Some things to consider:

  • As soon as a new car is driven off the lot it will have depreciated, and depending on the deal made in the first place, it may have lost 20% to 30% of what was paid for it within a year. Within five years it may only be worth around half of what was originally paid...

 

However, if the purchase money of $30000 was borrowed through a personal loan from a bank (over a standard five years,) depending on the interest rate the purchaser may pay back between $41,700 to $47,300. (And loans through a bank are often cheaper than some other forms of car loans.) Remembering this is for a car, that five years later may be worth around $15,000. A car is rarely an investment.

  • But by purchasing an expensive car while young, the owner may still be paying for it well into the future, due to loss of opportunity. For example: Any personal loans are considered as debt when looking for housing loans and it will affect the applicant's borrowing capacity thus affecting the areas they can buy into.

There is an old saying: Drive the worst car your ego will allow you to drive.

Costs of Education

I'm including education as a significant and recent cost to families and whether is remains a cost, or becomes an investment largely depends on the form it takes.

 

To make my position clear, I believe that education is one of the few costs that make a long term positive difference to the quality of individual's lives and subsequently their children's lives. And it can be transformative.

However I don't believe that the debt some young people  are currently accruing, will add to their quality of life.

In some cases I'm concerned that it may become burdensome.

  • In Australia many people qualify for HECs funding which means they can have a tertiary education and pay the costs back over time as they become employed, and are perceived as being able to afford it.

  • Often graduates from university enter the work force later than those who took up trades. And HECs loans are considered as debt when applicants are looking for housing loans, affecting the graduate's borrowing capacity. This may affect the areas they can buy into when looking at housing.

  • This in turn can have a roll on effect when it comes time for University graduate's children to go to school, as their local public school may not be ideally situated where they live (because that's all they could afford to buy into.) As parents, they may even be concerned private education may be a better option than their local state school. Therefore they take on an additional burden of paying for an education that could be provided for free by the state. Current private school fees for a Year 12 student in Australia can run out between 22,000 and $44 000 per annum...  Is it even possible that in some cases, relocating to a higher socio-economic area while your children are of school age, may be a reasonable financial alternative? The additional costs of housing could be offset by not paying private school fees.

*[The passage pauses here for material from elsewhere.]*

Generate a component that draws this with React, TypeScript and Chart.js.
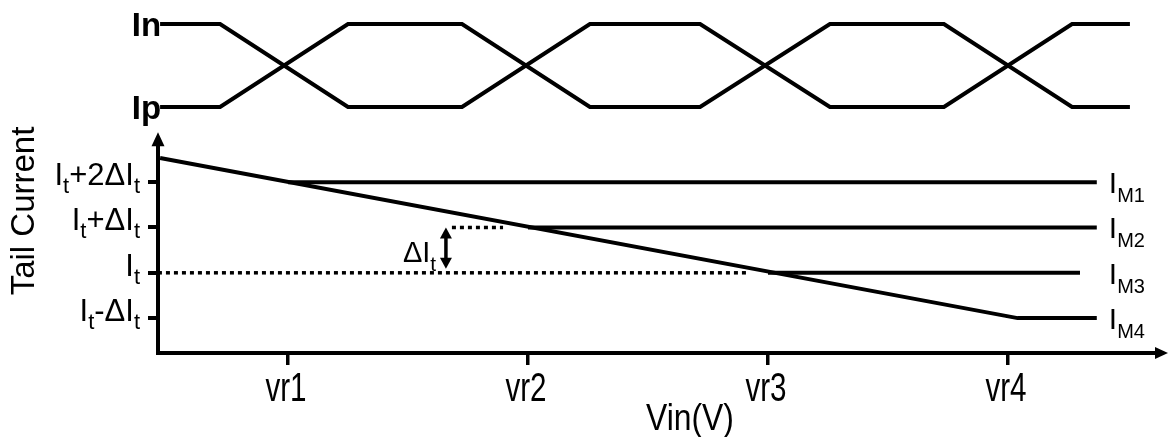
import React, { useEffect, useRef } from 'react';
import { Chart, registerables } from 'chart.js';

Chart.register(...registerables);

const FONT = '"Liberation Sans", Arial, Helvetica, sans-serif';

// x axis: reference voltages
const xTickValues = [1, 2, 3, 4];
const xTickLabels = ['vr1', 'vr2', 'vr3', 'vr4'];

// y axis: tail current levels ("_" marks a subscript)
const yTickValues = [-1, 0, 1, 2];
const yTickLabels = ['I_t-ΔI_t', 'I_t', 'I_t+ΔI_t', 'I_t+2ΔI_t'];

// differential input waveforms (upper panel)
const waveX = [0.467, 0.717, 1.25, 1.725, 2.258, 2.717, 3.258, 3.733, 4.267, 4.508];
const inY = [5.49, 5.49, 3.66, 3.66, 5.49, 5.49, 3.66, 3.66, 5.49, 5.49];
const ipY = [3.66, 3.66, 5.49, 5.49, 3.66, 3.66, 5.49, 5.49, 3.66, 3.66];
const waveLabels = ['In', 'Ip'];

// tail current curves
const tailX = [0.467, 4.04, 4.37];
const tailY = [2.533, -1, -1];
const im1X = [1, 4.37];
const im1Y = [2, 2];
const im2X = [2, 4.37];
const im2Y = [1, 1];
const im3X = [3, 4.3];
const im3Y = [0, 0];
const seriesLabels = ['I_M1', 'I_M2', 'I_M3', 'I_M4'];
const seriesLabelY = [2, 1, 0, -1];

// dotted reference levels and the ΔIt marker
const refItX = [0.458, 2.917];
const refItY = [0, 0];
const refIt1X = [1.683, 1.896];
const refIt1Y = [1, 1];
const deltaArrowX = 1.658;
const deltaArrowY = [1, 0];
const deltaLabel = 'ΔI_t';

const yAxisTop = 3.1;
const xTitle = 'Vin(V)';
const yTitle = 'Tail Current';

const pts = (xs: number[], ys: number[]) => xs.map((x, i) => ({ x, y: ys[i] }));

type Seg = { t: string; sub: boolean };
function parseRich(s: string): Seg[] {
  const segs: Seg[] = [];
  let buf = '';
  let i = 0;
  while (i < s.length) {
    if (s[i] === '_') {
      if (buf) { segs.push({ t: buf, sub: false }); buf = ''; }
      i++;
      let sb = '';
      while (i < s.length && /[A-Za-z0-9]/.test(s[i])) { sb += s[i]; i++; }
      segs.push({ t: sb, sub: true });
    } else { buf += s[i]; i++; }
  }
  if (buf) segs.push({ t: buf, sub: false });
  return segs;
}

function drawRich(ctx: CanvasRenderingContext2D, s: string, x: number, y: number, size: number, subSize: number, subDrop: number, align: 'left' | 'right') {
  const segs = parseRich(s);
  const widths = segs.map((sg) => {
    ctx.font = `${sg.sub ? subSize : size}px ${FONT}`;
    return ctx.measureText(sg.t).width;
  });
  const total = widths.reduce((a, b) => a + b, 0);
  let cx = align === 'right' ? x - total : x;
  ctx.textAlign = 'left';
  ctx.textBaseline = 'alphabetic';
  segs.forEach((sg, i) => {
    ctx.font = `${sg.sub ? subSize : size}px ${FONT}`;
    ctx.fillText(sg.t, cx, sg.sub ? y + subDrop : y);
    cx += widths[i];
  });
}

// narrow text: drawn at a size, squeezed horizontally
function drawNarrow(ctx: CanvasRenderingContext2D, s: string, x: number, y: number, size: number, sx: number) {
  ctx.save();
  ctx.translate(x, y);
  ctx.scale(sx, 1);
  ctx.font = `${size}px ${FONT}`;
  ctx.textAlign = 'center';
  ctx.textBaseline = 'alphabetic';
  ctx.fillText(s, 0, 0);
  ctx.restore();
}

function arrowHead(ctx: CanvasRenderingContext2D, tipX: number, tipY: number, dirX: number, dirY: number, len: number, half: number) {
  const bx = tipX - dirX * len;
  const by = tipY - dirY * len;
  const px = -dirY;
  const py = dirX;
  ctx.beginPath();
  ctx.moveTo(tipX, tipY);
  ctx.lineTo(bx + px * half, by + py * half);
  ctx.lineTo(bx - px * half, by - py * half);
  ctx.closePath();
  ctx.fill();
}

const annotationPlugin = {
  id: 'annotations',
  afterDraw(chart: any) {
    const ctx: CanvasRenderingContext2D = chart.ctx;
    const xs = chart.scales.x;
    const ys = chart.scales.y;
    const area = chart.chartArea;
    ctx.save();
    ctx.fillStyle = '#000';
    ctx.strokeStyle = '#000';

    // axes with arrows
    ctx.lineWidth = 4;
    ctx.lineCap = 'butt';
    const x0 = area.left;
    const y0 = area.bottom;
    const yTop = ys.getPixelForValue(yAxisTop);
    ctx.beginPath();
    ctx.moveTo(x0, y0 + 2);
    ctx.lineTo(x0, yTop + 10);
    ctx.stroke();
    arrowHead(ctx, x0, yTop, 0, -1, 14, 6.5);
    const xEnd = area.right;
    ctx.beginPath();
    ctx.moveTo(x0 - 2, y0);
    ctx.lineTo(xEnd - 10, y0);
    ctx.stroke();
    arrowHead(ctx, xEnd, y0, 1, 0, 13, 6);

    // x tick labels
    xTickValues.forEach((v, i) => {
      drawNarrow(ctx, xTickLabels[i], xs.getPixelForValue(v) - 2, y0 + 48, 40, 0.74);
    });

    // y tick labels
    yTickValues.forEach((v, i) => {
      const py = ys.getPixelForValue(v);
      drawRich(ctx, yTickLabels[i], x0 - 18, py + 3, 31, 22, 8, 'right');
    });

    // series labels
    seriesLabels.forEach((lab, i) => {
      const py = ys.getPixelForValue(seriesLabelY[i]);
      const px = xs.getPixelForValue(im1X[1]) + 12;
      drawRich(ctx, lab, px, py + 11, 30, 20, 9, 'left');
    });

    // waveform labels
    ctx.font = `bold 33px ${FONT}`;
    ctx.textAlign = 'right';
    ctx.textBaseline = 'alphabetic';
    const wx = xs.getPixelForValue(waveX[0]) + 1;
    ctx.fillText(waveLabels[0], wx, ys.getPixelForValue(inY[0]) + 12);
    ctx.fillText(waveLabels[1], wx, ys.getPixelForValue(ipY[0]) + 12);

    // delta arrow
    const ax = xs.getPixelForValue(deltaArrowX);
    const ay1 = ys.getPixelForValue(deltaArrowY[0]);
    const ay2 = ys.getPixelForValue(deltaArrowY[1]);
    ctx.lineWidth = 3.5;
    ctx.beginPath();
    ctx.moveTo(ax, ay1 + 8);
    ctx.lineTo(ax, ay2 - 10);
    ctx.stroke();
    arrowHead(ctx, ax, ay1, 0, -1, 11, 6);
    arrowHead(ctx, ax, ay2 - 4, 0, 1, 11, 6);
    drawRich(ctx, deltaLabel, ax - 43, ay2 - 11, 29, 21, 9, 'left');

    // axis titles
    drawNarrow(ctx, xTitle, 690, 430, 37, 0.86);
    ctx.save();
    ctx.translate(34, 211);
    ctx.rotate(-Math.PI / 2);
    ctx.font = `33px ${FONT}`;
    ctx.textAlign = 'center';
    ctx.textBaseline = 'alphabetic';
    ctx.fillText(yTitle, 0, 0);
    ctx.restore();

    ctx.restore();
  },
};

export default function App() {
  const ref = useRef<HTMLCanvasElement | null>(null);
  useEffect(() => {
    document.body.style.margin = '0';
    const canvas = ref.current;
    if (!canvas) return;
    const line = (data: { x: number; y: number }[], dashed = false) => ({
      data,
      borderColor: '#000',
      backgroundColor: '#000',
      borderWidth: dashed ? 3.5 : 4,
      borderDash: dashed ? [4, 4] : [],
      pointRadius: 0,
      tension: 0,
      fill: false,
      borderJoinStyle: 'miter' as const,
      borderCapStyle: 'butt' as const,
    });
    const chart = new Chart(canvas, {
      type: 'line',
      data: {
        datasets: [
          line(pts(waveX, inY)),
          line(pts(waveX, ipY)),
          line(pts(tailX, tailY)),
          line(pts(im1X, im1Y)),
          line(pts(im2X, im2Y)),
          line(pts(im3X, im3Y)),
          line(pts(refItX, refItY), true),
          line(pts(refIt1X, refIt1Y), true),
        ],
      },
      options: {
        animation: false,
        responsive: false,
        devicePixelRatio: 1,
        layout: { padding: { top: 10, right: 2, bottom: 0, left: 0 } },
        plugins: { legend: { display: false }, tooltip: { enabled: false } },
        scales: {
          x: {
            type: 'linear',
            min: 0.4583,
            max: 4.6667,
            afterBuildTicks: (s: any) => { s.ticks = xTickValues.map((v) => ({ value: v })); },
            afterFit: (s: any) => { s.height = 84; },
            border: { display: false },
            grid: { drawOnChartArea: false, drawTicks: true, tickLength: 12, color: '#000', lineWidth: 3.5 },
            ticks: { display: false },
          },
          y: {
            type: 'linear',
            min: -1.77,
            max: 5.8,
            afterBuildTicks: (s: any) => { s.ticks = yTickValues.map((v) => ({ value: v })); },
            afterFit: (s: any) => { s.width = 158; },
            border: { display: false },
            grid: { drawOnChartArea: false, drawTicks: true, tickLength: 10, color: '#000', lineWidth: 4 },
            ticks: { display: false },
          },
        },
      },
      plugins: [annotationPlugin],
    });
    return () => chart.destroy();
  }, []);
  return (
    <div style={{ position: 'absolute', left: 0, top: 0, width: 1170, height: 437, background: '#fff' }}>
      <canvas ref={ref} width={1170} height={437} style={{ display: 'block' }} />
    </div>
  );
}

DISCLAIMER: Any suggestions of what worked for me financially may not work for you in your circumstance. This information is accurate in Australia (to the best of my knowledge) at the time of publishing. But tax laws, fees, charges, rules governing tertiary enrolments, government rebates and interest rates change from time to time. It's therefore your total responsibility to check that any information on this website is still current and correct prior to you using it to inform your decisions. It is suggested you seek financial advice from a registered financial advisor.